Tuesday, March 5, 2013

Review: Electric Ben: The Amazing Life and Times of Benjamin Franklin


Electric Ben: The Amazing Life and Times of Benjamin Franklin
Electric Ben: The Amazing Life and Times of Benjamin Franklin by Robert Byrd

My rating: 4 of 5 stars



This book has a very good cover, useful for judging. It reminds me of the 1960s Alton Kelley posters for groups like the Grateful Dead or Jefferson Airplane.

Surprising for the book's size, Byrd presents a lot of information on Franklin. The illustrations are mostly representational, and done in a style that harks to old printed engravings from Franklin's time. Each double-page spread is more like a chapter than a picture book spread, with text either dominating or sharing the page equally with its images. There is a wide variety in layouts, thanks to Jason Henry, designer. Every image is captioned, making it a good example of differentiated text. Because of the book's structure, I immediately used it for browsing rather than cover to cover reading, which is what books like this are meant to encourage.

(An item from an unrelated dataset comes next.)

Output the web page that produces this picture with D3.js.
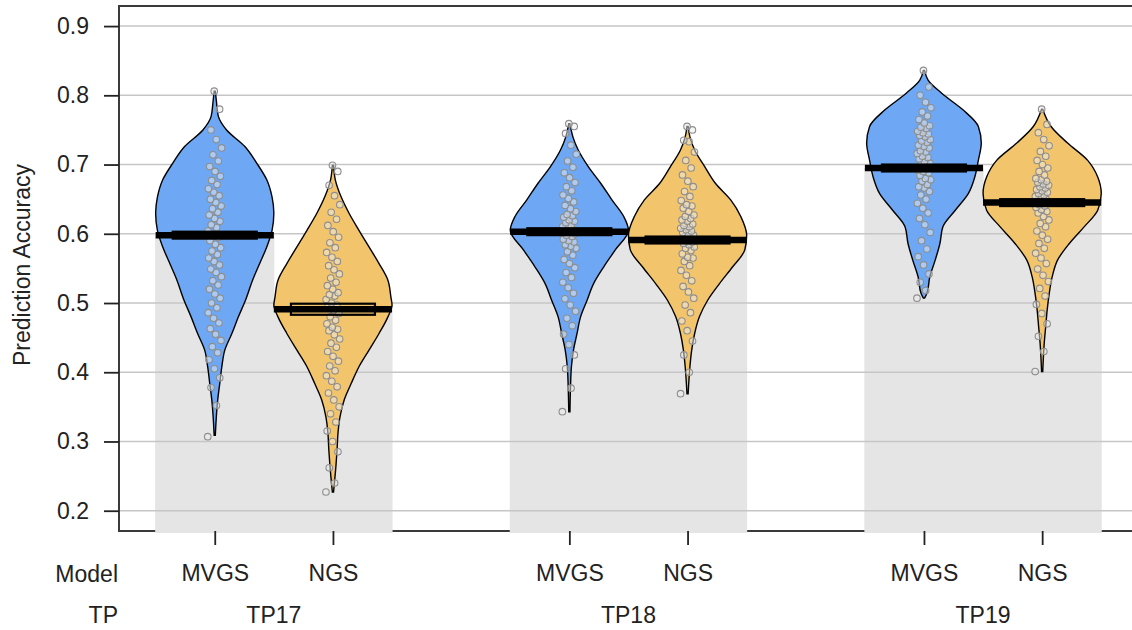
<!DOCTYPE html>
<html>
<head>
<meta charset="utf-8">
<script src="https://cdn.jsdelivr.net/npm/d3@7"></script>
<style>
  html, body { margin: 0; padding: 0; background: #fff; }
  svg { display: block; font-family: 'Liberation Sans', Arial, sans-serif; }
</style>
</head>
<body>
<div id="chart"></div>
<script>
// ---- data ----
const tps = ['TP17', 'TP18', 'TP19'];
const models = ['MVGS', 'NGS'];
const yTicks = [0.2, 0.3, 0.4, 0.5, 0.6, 0.7, 0.8, 0.9];

// mean (avg line + bar height), and inference band
const means = [0.598, 0.491, 0.603, 0.591, 0.695, 0.645];
const infLow = [0.593, 0.483, 0.598, 0.586, 0.690, 0.640];
const infHigh = [0.603, 0.499, 0.608, 0.596, 0.700, 0.650];

// bean outlines: [value, relative density]
const dens17M = [[0.309, 0.01], [0.36, 0.05], [0.384, 0.085], [0.408, 0.12], [0.432, 0.17], [0.456, 0.29], [0.48, 0.4], [0.504, 0.52], [0.533, 0.64], [0.557, 0.76], [0.581, 0.88], [0.605, 0.97], [0.63, 1.0], [0.653, 0.97], [0.678, 0.88], [0.702, 0.71], [0.726, 0.51], [0.75, 0.2], [0.77, 0.06], [0.79, 0.03], [0.806, 0.01]];
const dens17N = [[0.227, 0.01], [0.264, 0.05], [0.288, 0.07], [0.312, 0.085], [0.336, 0.12], [0.36, 0.19], [0.384, 0.31], [0.408, 0.44], [0.432, 0.61], [0.456, 0.78], [0.48, 0.93], [0.497, 1.0], [0.509, 0.98], [0.533, 0.93], [0.557, 0.78], [0.581, 0.61], [0.605, 0.44], [0.63, 0.27], [0.653, 0.14], [0.678, 0.04], [0.699, 0.01]];
const dens18M = [[0.343, 0.01], [0.38, 0.02], [0.408, 0.035], [0.432, 0.07], [0.456, 0.13], [0.48, 0.19], [0.504, 0.3], [0.528, 0.41], [0.552, 0.58], [0.577, 0.78], [0.605, 1.0], [0.625, 0.92], [0.649, 0.72], [0.673, 0.53], [0.697, 0.32], [0.721, 0.15], [0.74, 0.06], [0.759, 0.01]];
const dens18N = [[0.369, 0.01], [0.408, 0.04], [0.432, 0.07], [0.456, 0.12], [0.48, 0.2], [0.504, 0.34], [0.528, 0.54], [0.552, 0.76], [0.577, 0.97], [0.598, 1.0], [0.625, 0.9], [0.649, 0.73], [0.673, 0.47], [0.697, 0.29], [0.721, 0.12], [0.74, 0.04], [0.755, 0.01]];
const dens19M = [[0.507, 0.01], [0.514, 0.05], [0.538, 0.1], [0.562, 0.19], [0.586, 0.27], [0.61, 0.32], [0.634, 0.53], [0.658, 0.75], [0.682, 0.86], [0.706, 0.92], [0.731, 0.97], [0.755, 0.92], [0.779, 0.66], [0.803, 0.3], [0.822, 0.07], [0.836, 0.01]];
const dens19N = [[0.401, 0.01], [0.442, 0.035], [0.466, 0.06], [0.49, 0.085], [0.514, 0.12], [0.538, 0.17], [0.562, 0.26], [0.586, 0.46], [0.61, 0.71], [0.634, 0.94], [0.658, 1.0], [0.682, 0.94], [0.706, 0.77], [0.731, 0.43], [0.755, 0.15], [0.78, 0.01]];

// raw accuracies (points)
const pts17M = [0.307, 0.352, 0.378, 0.392, 0.405, 0.418, 0.428, 0.437, 0.446, 0.455, 0.463, 0.471, 0.478, 0.486, 0.493, 0.5, 0.507, 0.513, 0.52, 0.526, 0.532, 0.538, 0.544, 0.549, 0.555, 0.56, 0.565, 0.57, 0.575, 0.58, 0.585, 0.59, 0.595, 0.6, 0.604, 0.609, 0.613, 0.618, 0.622, 0.627, 0.631, 0.636, 0.64, 0.645, 0.65, 0.655, 0.66, 0.665, 0.671, 0.677, 0.683, 0.69, 0.697, 0.705, 0.714, 0.724, 0.736, 0.75, 0.78, 0.806];
const pts17N = [0.227, 0.24, 0.262, 0.285, 0.3, 0.315, 0.328, 0.34, 0.35, 0.36, 0.37, 0.379, 0.387, 0.395, 0.402, 0.409, 0.416, 0.423, 0.43, 0.436, 0.442, 0.448, 0.454, 0.46, 0.462, 0.465, 0.47, 0.475, 0.48, 0.485, 0.49, 0.495, 0.497, 0.5, 0.505, 0.51, 0.512, 0.515, 0.52, 0.525, 0.53, 0.536, 0.542, 0.548, 0.554, 0.56, 0.566, 0.573, 0.58, 0.587, 0.595, 0.603, 0.612, 0.621, 0.631, 0.642, 0.655, 0.67, 0.69, 0.699];
const pts18M = [0.343, 0.377, 0.405, 0.425, 0.44, 0.455, 0.467, 0.478, 0.488, 0.497, 0.506, 0.514, 0.522, 0.53, 0.537, 0.544, 0.551, 0.557, 0.563, 0.569, 0.574, 0.579, 0.582, 0.584, 0.588, 0.59, 0.592, 0.596, 0.598, 0.6, 0.602, 0.604, 0.606, 0.608, 0.61, 0.612, 0.616, 0.618, 0.62, 0.624, 0.626, 0.628, 0.632, 0.636, 0.641, 0.646, 0.651, 0.656, 0.662, 0.668, 0.674, 0.681, 0.688, 0.696, 0.705, 0.715, 0.728, 0.745, 0.755, 0.759];
const pts18N = [0.369, 0.4, 0.425, 0.445, 0.46, 0.474, 0.486, 0.497, 0.507, 0.516, 0.524, 0.532, 0.54, 0.547, 0.554, 0.56, 0.565, 0.566, 0.571, 0.576, 0.579, 0.581, 0.584, 0.586, 0.588, 0.59, 0.592, 0.594, 0.596, 0.598, 0.6, 0.602, 0.604, 0.606, 0.608, 0.61, 0.612, 0.614, 0.618, 0.62, 0.622, 0.625, 0.627, 0.632, 0.637, 0.64, 0.642, 0.648, 0.654, 0.661, 0.668, 0.676, 0.685, 0.695, 0.706, 0.718, 0.733, 0.735, 0.75, 0.755];
const pts19M = [0.507, 0.518, 0.53, 0.542, 0.555, 0.567, 0.578, 0.59, 0.602, 0.613, 0.622, 0.63, 0.637, 0.644, 0.65, 0.656, 0.661, 0.666, 0.668, 0.671, 0.676, 0.678, 0.68, 0.684, 0.688, 0.69, 0.692, 0.696, 0.7, 0.702, 0.704, 0.708, 0.71, 0.712, 0.716, 0.718, 0.72, 0.724, 0.726, 0.728, 0.732, 0.734, 0.736, 0.74, 0.742, 0.744, 0.746, 0.748, 0.752, 0.754, 0.756, 0.76, 0.765, 0.77, 0.776, 0.782, 0.79, 0.8, 0.812, 0.836];
const pts19N = [0.401, 0.43, 0.452, 0.47, 0.485, 0.498, 0.51, 0.521, 0.531, 0.54, 0.549, 0.557, 0.565, 0.572, 0.579, 0.586, 0.592, 0.598, 0.604, 0.61, 0.615, 0.62, 0.625, 0.63, 0.632, 0.635, 0.638, 0.64, 0.642, 0.644, 0.646, 0.648, 0.65, 0.652, 0.654, 0.656, 0.658, 0.66, 0.662, 0.664, 0.666, 0.668, 0.67, 0.672, 0.674, 0.676, 0.678, 0.68, 0.685, 0.69, 0.695, 0.7, 0.706, 0.712, 0.719, 0.727, 0.736, 0.746, 0.758, 0.78];

const densities = [dens17M, dens17N, dens18M, dens18N, dens19M, dens19N];
const points = [pts17M, pts17N, pts18M, pts18N, pts19M, pts19N];

// ---- layout ----
const width = 1132;
const height = 630;
const plotLeft = 119, plotTop = 6, plotBottom = 531, plotRight = 1140;
const beanColors = { MVGS: '#6ea8f4', NGS: '#f2c56d' };

// group table built from the arrays above
const groups = [];
tps.forEach((tp, ti) => {
  models.forEach((m, mi) => {
    const i = ti * 2 + mi;
    groups.push({
      tp, model: m,
      pos: ti * 3 + mi + 1,
      mean: means[i], lo: infLow[i], hi: infHigh[i],
      dens: densities[i], pts: points[i],
    });
  });
});

const svg = d3.select('#chart').append('svg')
  .attr('width', width).attr('height', height);

const x = d3.scaleLinear().domain([0.19, 8.76]).range([plotLeft, 1132]);
const y = d3.scaleLinear().domain([0.1707, 0.929]).range([plotBottom, plotTop]);
const unit = x(2) - x(1);
const w = d3.scaleLinear().domain([0, 1]).range([0, unit * 0.5]);

// box
svg.append('path')
  .attr('d', `M${plotRight},${plotTop}H${plotLeft}V${plotBottom}H${plotRight}`)
  .attr('fill', 'none').attr('stroke', '#3a3a3a').attr('stroke-width', 2);

// bars (mean height)
svg.append('g').selectAll('rect')
  .data(groups).join('rect')
  .attr('x', d => x(d.pos - 0.5) - 0.5)
  .attr('width', unit + 1)
  .attr('y', d => y(d.mean))
  .attr('height', d => plotBottom + 2 - y(d.mean))
  .attr('fill', '#e5e5e5');

// grid
svg.append('g').selectAll('line')
  .data(yTicks).join('line')
  .attr('x1', plotLeft + 1).attr('x2', plotRight)
  .attr('y1', d => y(d)).attr('y2', d => y(d))
  .attr('stroke', '#c6c6c6').attr('stroke-width', 1.5);

// beans
const bean = d3.area()
  .curve(d3.curveMonotoneY)
  .y(d => y(d[0]));

svg.append('g').selectAll('path')
  .data(groups).join('path')
  .attr('d', g => bean
    .x0(d => x(g.pos) - w(d[1]))
    .x1(d => x(g.pos) + w(d[1]))(g.dens))
  .attr('fill', g => beanColors[g.model])
  .attr('stroke', '#000')
  .attr('stroke-width', 1.4);

// jittered points
const pg = svg.append('g');
groups.forEach(g => {
  pg.append('g').selectAll('circle')
    .data(g.pts).join('circle')
    .attr('cx', (d, i) => x(g.pos) + (((i * 0.618034) % 1) - 0.5) * 14)
    .attr('cy', d => y(d))
    .attr('r', 3.3)
    .attr('fill', 'rgba(235,235,235,0.5)')
    .attr('stroke', '#8e8e8e')
    .attr('stroke-width', 1.1);
});

// avg line
svg.append('g').selectAll('line')
  .data(groups).join('line')
  .attr('x1', d => x(d.pos - 0.5)).attr('x2', d => x(d.pos + 0.5))
  .attr('y1', d => y(d.mean)).attr('y2', d => y(d.mean))
  .attr('stroke', '#000').attr('stroke-width', 6.5);

// inference band
svg.append('g').selectAll('rect')
  .data(groups).join('rect')
  .attr('x', d => x(d.pos) - 42)
  .attr('width', 84)
  .attr('y', d => y(d.hi))
  .attr('height', d => y(d.lo) - y(d.hi))
  .attr('fill', 'none')
  .attr('stroke', '#000')
  .attr('stroke-width', 2.2);

// y axis
const yAxis = svg.append('g')
  .attr('transform', `translate(${plotLeft},0)`)
  .call(d3.axisLeft(y).tickValues(yTicks).tickFormat(d3.format('.1f')).tickSize(15).tickPadding(15));
yAxis.select('.domain').remove();
yAxis.selectAll('line').attr('stroke', '#222').attr('stroke-width', 1.8);
yAxis.selectAll('text').attr('font-size', 23).attr('fill', '#222')
  .attr('font-family', "'Liberation Sans', Arial, sans-serif");

// x axis
const xAxis = svg.append('g')
  .attr('transform', `translate(0,${plotBottom})`)
  .call(d3.axisBottom(x).tickValues(groups.map(d => d.pos))
    .tickFormat((d, i) => groups[i].model).tickSize(14).tickPadding(20));
xAxis.select('.domain').remove();
xAxis.selectAll('line').attr('stroke', '#222').attr('stroke-width', 1.8);
xAxis.selectAll('text').attr('font-size', 23).attr('fill', '#222')
  .attr('font-family', "'Liberation Sans', Arial, sans-serif");

// row labels
svg.append('text').attr('x', 118).attr('y', 581.5)
  .attr('text-anchor', 'end').attr('font-size', 23).attr('fill', '#222').text('Model');
svg.append('text').attr('x', 118).attr('y', 623)
  .attr('text-anchor', 'end').attr('font-size', 23).attr('fill', '#222').text('TP');
svg.append('g').selectAll('text')
  .data(tps).join('text')
  .attr('x', (d, i) => x(i * 3 + 1.5))
  .attr('y', 623)
  .attr('text-anchor', 'middle').attr('font-size', 23).attr('fill', '#222')
  .text(d => d);

// y title
svg.append('text')
  .attr('transform', 'translate(29.5,265) rotate(-90)')
  .attr('text-anchor', 'middle')
  .attr('font-size', 23).attr('fill', '#222')
  .text('Prediction Accuracy');
</script>
</body>
</html>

This is definitely one for the 'mythmaking' tradition. It brings up all the industry, thrift, and general orneriness we expect from this character. It does a tiny bit to complicate his character with respect to Native and African Americans, but truly avoids any substance on these issues. Byrd apologizes for Franklin's prejudice against Indians by couching it as the norm for his day. There needs to be a balance between this kind of 'judge people in history by the standards of their own time' and the larger cultural patterns that enabled atrocities.